Recommended Cincinnati Concerts: Birds of Chicago at Taft Theatre's Ballroom (Sept. 5)

The Roots duo calls its style “secular Gospel," but everyone else calls it jaw-dropping, awe-inspiring and a much-needed light in dark times

click to enlarge Birds of Chicago - PHOTO: BIG HASSLE MEDIA
Photo: Big Hassle Media
Birds of Chicago
If there is any truth to the old adage “the family that plays together, stays together,” JT Nero and Allison Russell can look forward to a long and happy life, as soulmates as well as bandmates. Since 2012, Nero and Russell have fronted Birds of Chicago, a fluid collection of talent that has identified and explored the convergent sweet spot of Folk, Americana and Soul, highlighted by exquisite musicianship and stellar harmonies.

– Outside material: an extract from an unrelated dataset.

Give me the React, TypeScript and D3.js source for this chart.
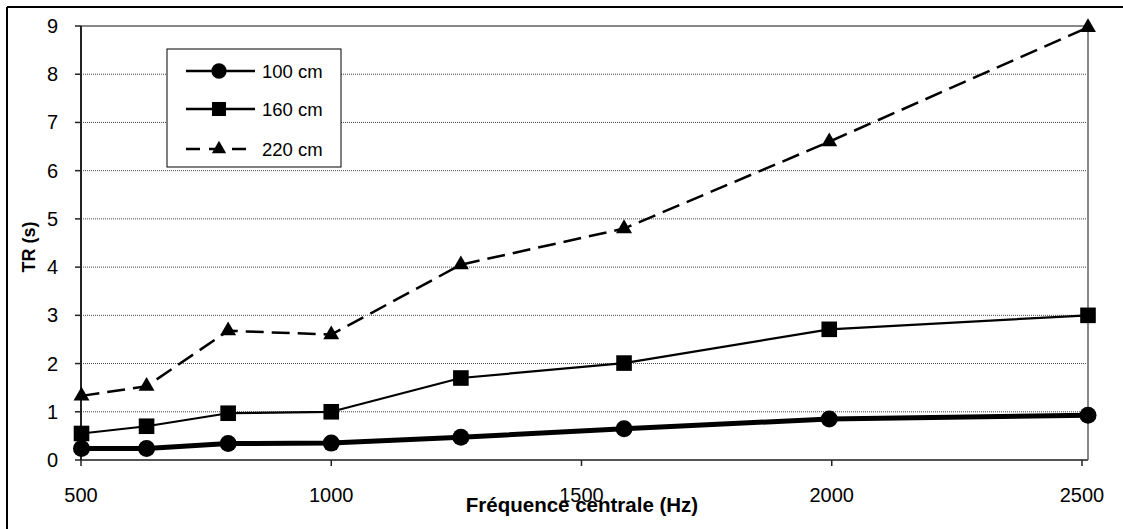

Nero and Russell’s journey began well before the launch of Birds of Chicago. They met while Nero was fronting his band, JT and the Clouds, and Russell was paired up with Be Good Tanyas member Trish Klein in Po’ Girl. The Clouds opened Po’ Girl's Canadian headlining dates, and they reversed marquee positions for the Clouds’ American shows. By 2009, Russell had relocated from Montreal to live with Nero in Chicago and two years later, the two collaborated on Nero’s solo album, mountains/forests. Soon after, they began performing as a duo under their own names and bringing in a rotating cast of friends as accompanists, which led to a Kickstarter campaign for funds to take the group into the studio. Sensing that they needed to give the entity an actual name, Nero and Russell decided to christen their band Birds of Chicago, the album title they had settled on.

After their self-released 2012 debut, Birds of Chicago hit the festival circuit with a vengeance and began making serious waves in the Folk/Americana community. The following year, Nero and Russell were married, and in January 2014, they welcomed a daughter. Russell was touring until just before the baby was born and hit the road four weeks post-birth (with the whole family in tow).

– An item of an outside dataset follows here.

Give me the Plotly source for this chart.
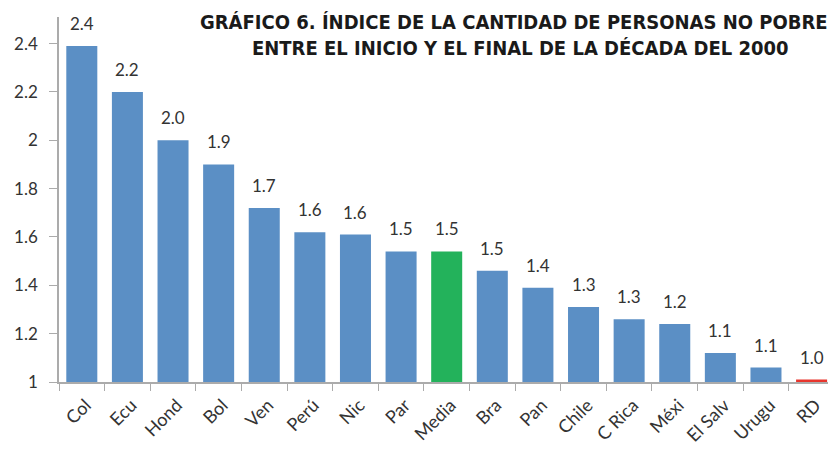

At the end of 2014, Birds of Chicago released their second album, Live From Space, and then launched a hastily organized Kickstarter campaign to back their next studio album, which renowned singer/songwriter Joe Henry had agreed to produce. They reached their $40,000 goal in a week and a half, and released the album, Real Midnight, in 2016. The album was embraced by fans and critics, lauded by NPR and spent a month at No. 1 on the Euro Americana Chart.

Last year, Birds of Chicago signed with Signature Sound and released the digital American Flowers EP, followed this past May by the full-length Love in Wartime, co-produced by Nero and Luther Dickinson, son of legendary Memphis performer/producer Jim Dickinson and frontman of the North Mississippi All-Stars. Birds of Chicago call their style “secular Gospel,” but everyone else calls it jaw-dropping, awe-inspiring and a much-needed light in dark times.